> [Entries shown]:
-- begin --

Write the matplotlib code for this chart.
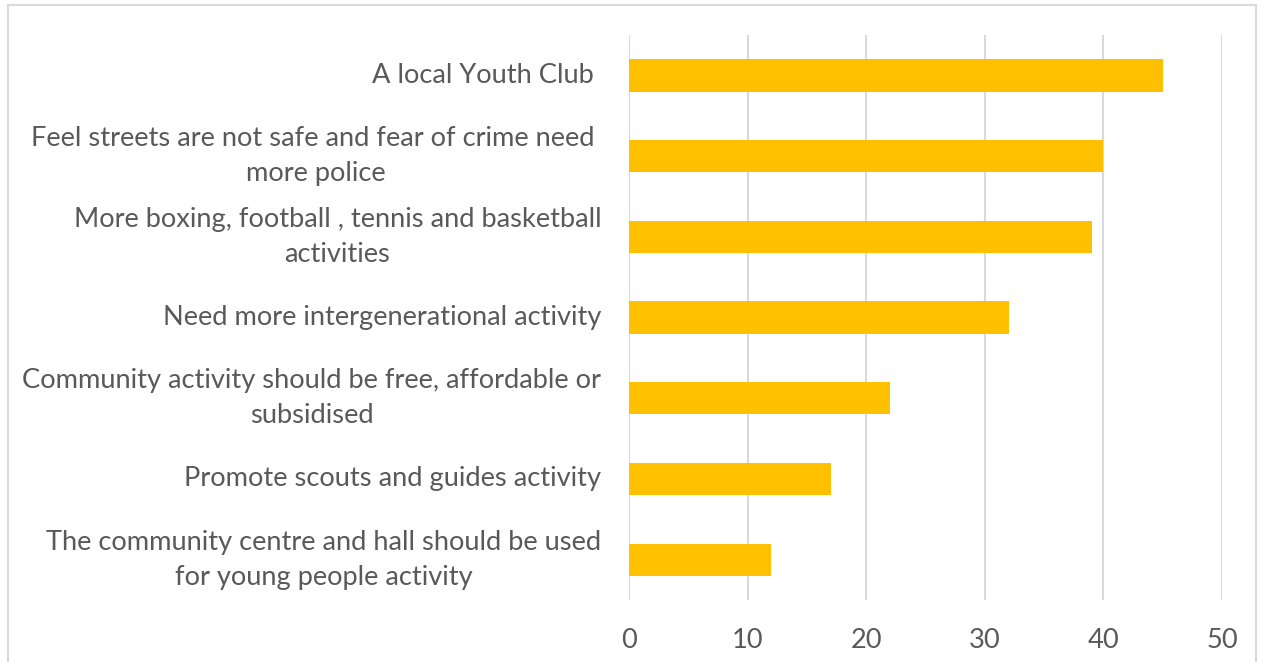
import matplotlib.pyplot as plt
from matplotlib.patches import Rectangle

# Data
categories = [
    "A local Youth Club ",
    "Feel streets are not safe and fear of crime need \nmore police",
    "More boxing, football , tennis and basketball\nactivities",
    "Need more intergenerational activity",
    "Community activity should be free, affordable or\nsubsidised",
    "Promote scouts and guides activity",
    "The community centre and hall should be used\nfor young people activity",
]
values = [45, 40, 39, 32, 22, 17, 12]
x_ticks = [0, 10, 20, 30, 40, 50]

bar_color = "#FFC000"
text_color = "#595959"
grid_color = "#D9D9D9"

plt.rcParams["font.family"] = ["Lato", "DejaVu Sans"]

fig = plt.figure(figsize=(12.64, 6.62), dpi=100)
ax = fig.add_axes([629 / 1264, 1 - 600 / 662, (1222 - 629) / 1264, (600 - 35) / 662])

positions = list(range(len(categories)))
ax.barh(positions, values, height=0.4, color=bar_color, zorder=3)

ax.set_ylim(len(categories) - 0.5, -0.5)
ax.set_xlim(0, 50)
ax.set_xticks(x_ticks)
ax.set_xticklabels([str(t) for t in x_ticks])
ax.set_yticks(positions)
ax.set_yticklabels(categories, multialignment="center", linespacing=1.5, va="center")

ax.grid(axis="x", color=grid_color, linewidth=1.5, zorder=0)
for side in ["top", "right", "left", "bottom"]:
    ax.spines[side].set_visible(False)
ax.tick_params(axis="both", length=0, colors=text_color, labelsize=19.6)
ax.tick_params(axis="y", pad=20)
ax.tick_params(axis="x", pad=20)

# chart area border
fig.patches.append(
    Rectangle((8 / 1264, -0.05), (1256 - 8) / 1264, 1 - 5 / 662 + 0.05,
              transform=fig.transFigure, fill=False, edgecolor=grid_color, linewidth=1.5)
)

fig.savefig("out.png", dpi=100)
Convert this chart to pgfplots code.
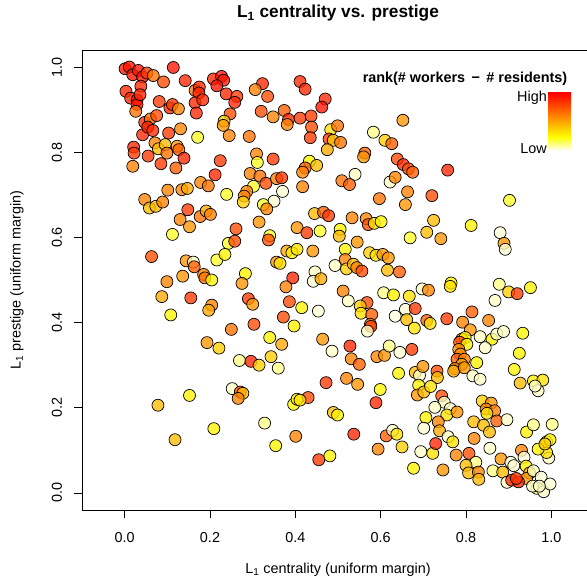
\documentclass[border=0pt]{standalone}
\usepackage{pgfplots}
\pgfplotsset{compat=1.18}
\usepackage{pgfplotstable}
\usepackage{fontspec}
\setmainfont{Liberation Sans}
\pgfdeclareverticalshading{heatbar}{100bp}{rgb(0bp)=(1,1,1); rgb(25bp)=(1,1,1); rgb(37bp)=(1,1,0); rgb(75bp)=(1,0,0); rgb(100bp)=(1,0,0)}
\pgfplotstableread{
x y c
0.114 0.999 0.95
0.001 0.996 0.95
0.011 1.000 0.95
0.019 0.982 0.95
0.032 0.992 0.95
0.042 0.977 0.95
0.052 0.986 0.85
0.067 0.980 0.70
0.091 0.965 0.80
0.142 0.968 0.90
0.208 0.972 0.90
0.227 0.978 0.95
0.232 0.969 0.95
0.216 0.956 0.95
0.003 0.943 0.90
0.038 0.955 0.90
0.014 0.927 0.90
0.029 0.923 0.95
0.029 0.912 0.95
0.026 0.896 0.70
0.036 0.935 0.90
0.081 0.919 0.85
0.106 0.904 0.90
0.112 0.912 0.85
0.126 0.902 0.65
0.165 0.945 0.70
0.175 0.953 0.90
0.174 0.939 0.90
0.165 0.916 0.90
0.183 0.923 0.90
0.168 0.892 0.90
0.238 0.937 0.90
0.263 0.931 0.85
0.258 0.917 0.90
0.323 0.961 0.90
0.306 0.947 0.65
0.335 0.931 0.80
0.320 0.896 0.80
0.348 0.883 0.65
0.374 0.898 0.75
0.384 0.877 0.90
0.381 0.865 0.65
0.247 0.890 0.80
0.233 0.873 0.45
0.231 0.863 0.60
0.047 0.870 0.90
0.060 0.878 0.70
0.075 0.886 0.80
0.042 0.841 0.90
0.054 0.859 0.90
0.066 0.851 0.90
0.103 0.845 0.85
0.131 0.855 0.65
0.171 0.835 0.30
0.245 0.839 0.65
0.292 0.837 0.70
0.021 0.812 0.90
0.022 0.798 0.85
0.019 0.767 0.65
0.071 0.822 0.65
0.079 0.808 0.50
0.095 0.818 0.50
0.099 0.798 0.70
0.123 0.814 0.60
0.127 0.806 0.75
0.055 0.791 0.85
0.085 0.773 0.85
0.120 0.763 0.75
0.139 0.786 0.90
0.224 0.780 0.85
0.212 0.747 0.90
0.309 0.796 0.65
0.348 0.784 0.85
0.311 0.776 0.30
0.294 0.750 0.65
0.317 0.744 0.70
0.331 0.727 0.80
0.356 0.738 0.65
0.368 0.740 0.85
0.302 0.720 0.30
0.286 0.708 0.65
0.280 0.697 0.65
0.278 0.683 0.45
0.239 0.701 0.30
0.350 0.685 0.15
0.370 0.708 0.15
0.325 0.677 0.30
0.333 0.667 0.65
0.101 0.711 0.65
0.134 0.712 0.65
0.147 0.715 0.55
0.178 0.729 0.65
0.196 0.721 0.70
0.047 0.689 0.65
0.058 0.669 0.50
0.073 0.673 0.50
0.089 0.683 0.65
0.148 0.665 0.85
0.130 0.642 0.65
0.152 0.625 0.60
0.177 0.649 0.70
0.191 0.662 0.55
0.201 0.654 0.65
0.112 0.607 0.30
0.261 0.620 0.80
0.315 0.636 0.60
0.340 0.604 0.30
0.337 0.594 0.80
0.243 0.586 0.30
0.258 0.591 0.80
0.404 0.623 0.60
0.411 0.966 0.90
0.423 0.948 0.90
0.470 0.925 0.90
0.462 0.906 0.95
0.411 0.880 0.85
0.437 0.885 0.85
0.438 0.859 0.80
0.435 0.834 0.85
0.483 0.853 0.40
0.499 0.862 0.70
0.479 0.831 0.85
0.489 0.828 0.45
0.506 0.823 0.70
0.475 0.806 0.55
0.652 0.875 0.60
0.583 0.847 0.25
0.610 0.828 0.45
0.626 0.820 0.75
0.433 0.779 0.35
0.423 0.763 0.75
0.417 0.753 0.65
0.450 0.769 0.50
0.563 0.798 0.75
0.560 0.789 0.60
0.639 0.784 0.80
0.653 0.771 0.90
0.665 0.761 0.80
0.675 0.753 0.75
0.757 0.758 0.90
0.540 0.748 0.20
0.622 0.730 0.20
0.634 0.741 0.65
0.509 0.733 0.70
0.527 0.724 0.75
0.417 0.719 0.65
0.597 0.691 0.70
0.663 0.707 0.65
0.658 0.677 0.60
0.720 0.698 0.80
0.902 0.687 0.30
0.445 0.656 0.50
0.466 0.659 0.75
0.478 0.651 0.85
0.533 0.646 0.65
0.566 0.644 0.65
0.571 0.630 0.80
0.585 0.633 0.40
0.601 0.637 0.35
0.724 0.640 0.50
0.812 0.628 0.35
0.880 0.611 0.15
0.889 0.586 0.60
0.708 0.612 0.50
0.741 0.597 0.60
0.669 0.599 0.30
0.427 0.611 0.85
0.458 0.615 0.30
0.505 0.619 0.35
0.503 0.603 0.50
0.545 0.589 0.60
0.063 0.555 0.80
0.144 0.545 0.60
0.161 0.542 0.20
0.163 0.531 0.75
0.216 0.547 0.30
0.235 0.560 0.35
0.136 0.509 0.60
0.099 0.496 0.65
0.185 0.513 0.65
0.188 0.505 0.70
0.204 0.500 0.35
0.283 0.515 0.35
0.275 0.492 0.60
0.356 0.542 0.60
0.364 0.539 0.40
0.380 0.568 0.55
0.392 0.564 0.35
0.404 0.572 0.40
0.394 0.505 0.90
0.378 0.484 0.65
0.087 0.461 0.55
0.155 0.458 0.85
0.290 0.456 0.85
0.300 0.443 0.60
0.204 0.441 0.65
0.197 0.429 0.55
0.386 0.449 0.80
0.108 0.418 0.35
0.372 0.413 0.80
0.397 0.392 0.35
0.250 0.384 0.70
0.303 0.396 0.80
0.193 0.353 0.60
0.221 0.340 0.45
0.340 0.365 0.35
0.368 0.349 0.55
0.269 0.311 0.25
0.296 0.309 0.90
0.315 0.300 0.45
0.343 0.320 0.45
0.360 0.293 0.25
0.252 0.245 0.20
0.271 0.237 0.80
0.277 0.234 0.50
0.266 0.222 0.65
0.152 0.229 0.35
0.078 0.206 0.50
0.396 0.208 0.35
0.404 0.220 0.35
0.209 0.151 0.35
0.118 0.125 0.50
0.328 0.164 0.25
0.354 0.111 0.35
0.401 0.133 0.65
0.441 0.568 0.60
0.517 0.572 0.35
0.574 0.564 0.45
0.589 0.558 0.40
0.605 0.560 0.60
0.618 0.552 0.60
0.892 0.572 0.15
0.493 0.534 0.20
0.517 0.548 0.65
0.520 0.526 0.45
0.536 0.537 0.50
0.544 0.529 0.65
0.556 0.521 0.80
0.616 0.523 0.50
0.644 0.519 0.75
0.446 0.519 0.20
0.442 0.497 0.15
0.460 0.503 0.55
0.512 0.474 0.65
0.524 0.451 0.20
0.568 0.447 0.80
0.552 0.439 0.45
0.554 0.422 0.40
0.579 0.419 0.75
0.576 0.396 0.65
0.577 0.391 0.85
0.569 0.380 0.20
0.415 0.435 0.35
0.454 0.427 0.15
0.607 0.470 0.25
0.630 0.465 0.35
0.667 0.462 0.40
0.697 0.479 0.20
0.712 0.476 0.65
0.765 0.493 0.35
0.763 0.485 0.40
0.878 0.490 0.25
0.900 0.472 0.45
0.920 0.468 0.85
0.951 0.482 0.35
0.868 0.452 0.20
0.658 0.431 0.15
0.634 0.415 0.10
0.661 0.407 0.50
0.681 0.433 0.85
0.679 0.387 0.40
0.708 0.405 0.75
0.716 0.398 0.40
0.755 0.409 0.85
0.814 0.425 0.75
0.792 0.401 0.65
0.810 0.383 0.60
0.853 0.405 0.65
0.833 0.367 0.20
0.861 0.361 0.35
0.872 0.373 0.20
0.888 0.379 0.20
0.845 0.341 0.20
0.933 0.375 0.35
0.790 0.361 0.65
0.798 0.365 0.35
0.785 0.354 0.80
0.802 0.349 0.35
0.783 0.337 0.60
0.787 0.326 0.65
0.779 0.314 0.75
0.796 0.314 0.65
0.790 0.302 0.55
0.774 0.292 0.65
0.771 0.286 0.55
0.796 0.294 0.60
0.825 0.306 0.35
0.816 0.275 0.20
0.833 0.267 0.20
0.925 0.328 0.35
0.913 0.290 0.35
0.927 0.258 0.50
0.958 0.263 0.35
0.969 0.240 0.20
0.980 0.265 0.40
0.962 0.251 0.20
0.464 0.361 0.60
0.486 0.333 0.20
0.528 0.345 0.90
0.531 0.315 0.65
0.550 0.302 0.75
0.591 0.320 0.65
0.609 0.323 0.60
0.620 0.345 0.25
0.645 0.330 0.15
0.673 0.337 0.85
0.642 0.281 0.35
0.472 0.259 0.85
0.520 0.269 0.65
0.546 0.255 0.60
0.599 0.243 0.35
0.589 0.212 0.90
0.430 0.224 0.80
0.411 0.218 0.40
0.489 0.189 0.50
0.499 0.183 0.35
0.537 0.138 0.90
0.455 0.078 0.85
0.481 0.087 0.35
0.613 0.134 0.75
0.628 0.147 0.20
0.638 0.138 0.40
0.594 0.103 0.65
0.650 0.108 0.45
0.677 0.058 0.35
0.694 0.097 0.20
0.722 0.093 0.40
0.729 0.116 0.90
0.746 0.054 0.60
0.681 0.283 0.50
0.691 0.276 0.20
0.699 0.297 0.60
0.732 0.286 0.80
0.733 0.271 0.50
0.689 0.253 0.35
0.686 0.230 0.60
0.701 0.237 0.50
0.717 0.250 0.40
0.743 0.228 0.80
0.749 0.213 0.20
0.727 0.201 0.20
0.763 0.198 0.20
0.755 0.183 0.40
0.779 0.190 0.60
0.706 0.177 0.35
0.701 0.152 0.15
0.735 0.167 0.65
0.738 0.146 0.55
0.758 0.132 0.20
0.769 0.120 0.40
0.777 0.089 0.65
0.807 0.093 0.80
0.823 0.072 0.25
0.800 0.065 0.50
0.806 0.047 0.50
0.829 0.049 0.65
0.830 0.032 0.50
0.818 0.167 0.50
0.841 0.159 0.50
0.855 0.143 0.50
0.838 0.216 0.45
0.859 0.211 0.60
0.847 0.197 0.65
0.867 0.193 0.65
0.872 0.169 0.75
0.896 0.172 0.20
0.849 0.187 0.40
0.819 0.128 0.65
0.856 0.105 0.20
0.882 0.080 0.60
0.863 0.052 0.25
0.886 0.049 0.50
0.905 0.072 0.15
0.912 0.064 0.15
0.930 0.100 0.65
0.936 0.084 0.15
0.941 0.063 0.35
0.949 0.047 0.50
0.942 0.034 0.60
0.958 0.052 0.20
0.976 0.037 0.15
0.966 0.011 0.25
0.982 0.003 0.20
0.997 0.021 0.15
0.994 0.082 0.20
0.989 0.095 0.40
0.989 0.120 0.40
0.997 0.125 0.35
0.969 0.103 0.35
0.985 0.115 0.45
0.942 0.143 0.35
0.958 0.160 0.25
1.002 0.161 0.25
0.896 0.025 0.20
0.907 0.030 0.90
0.923 0.026 0.90
0.918 0.034 0.85
0.956 0.016 0.20
0.972 0.016 0.20
}\pts
\begin{document}
\begin{tikzpicture}
\path[use as bounding box] (0,0) rectangle (587pt,581pt);
\begin{axis}[
  at={(82pt,71pt)}, anchor=south west,
  scale only axis, width=512pt, height=460pt,
  xmin=-0.1, xmax=1.1, ymin=-0.04, ymax=1.04,
  axis line style={line width=0.9pt},
  tick style={line width=0.9pt, black},
  tick align=outside, major tick length=8pt,
  xtick pos=bottom, ytick pos=left,
  xtick={0,0.2,0.4,0.6,0.8,1.0}, xticklabels={0.0,0.2,0.4,0.6,0.8,1.0},
  ytick={0,0.2,0.4,0.6,0.8,1.0}, yticklabels={0.0,0.2,0.4,0.6,0.8,1.0},
  ticklabel style={font=\fontsize{14.4}{17}\selectfont},
  xticklabel style={anchor=center, yshift=-20pt},
  yticklabel style={anchor=center, xshift=-17pt, rotate=90},
  colormap={heatR}{rgb(0pt)=(1,1,1); rgb(22pt)=(1,1,0.75); rgb(32pt)=(1,1,0); rgb(100pt)=(1,0,0)},
  point meta min=0, point meta max=1,
]
\addplot[scatter, only marks, mark=*, mark size=6pt, point meta=explicit,
  scatter/use mapped color={draw=black, fill=mapped color, fill opacity=0.78, line width=0.7pt}]
  table[x=x, y=y, meta=c] {\pts};
\end{axis}
\node[font=\bfseries\fontsize{17.28}{20}\selectfont] at (338pt,568pt) {L\textsubscript{1} centrality vs. prestige};
\node[font=\fontsize{14.4}{17}\selectfont] at (338pt,11pt) {L\textsubscript{1} centrality (uniform margin)};
\node[font=\fontsize{14.4}{17}\selectfont, rotate=90] at (17pt,301pt) {L\textsubscript{1} prestige (uniform margin)};
\node[font=\bfseries\fontsize{14.4}{17}\selectfont] at (465pt,502pt) {rank(\# workers \,−\, \# residents)};
\shade[shading=heatbar] (548pt,430pt) rectangle (571pt,488pt);
\node[font=\fontsize{14.4}{17}\selectfont, anchor=east, inner sep=0pt] at (547pt,483pt) {High};
\node[font=\fontsize{14.4}{17}\selectfont, anchor=east, inner sep=0pt] at (547pt,432pt) {Low};
\end{tikzpicture}
\end{document}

-- end --

From the first line of the material down to the line containing "from matplotlib.patches import Rectangle", inclusive, return each line exactly, skipping any picture.

> [Correct response]:
Write the matplotlib code for this chart.
import matplotlib.pyplot as plt
from matplotlib.patches import Rectangle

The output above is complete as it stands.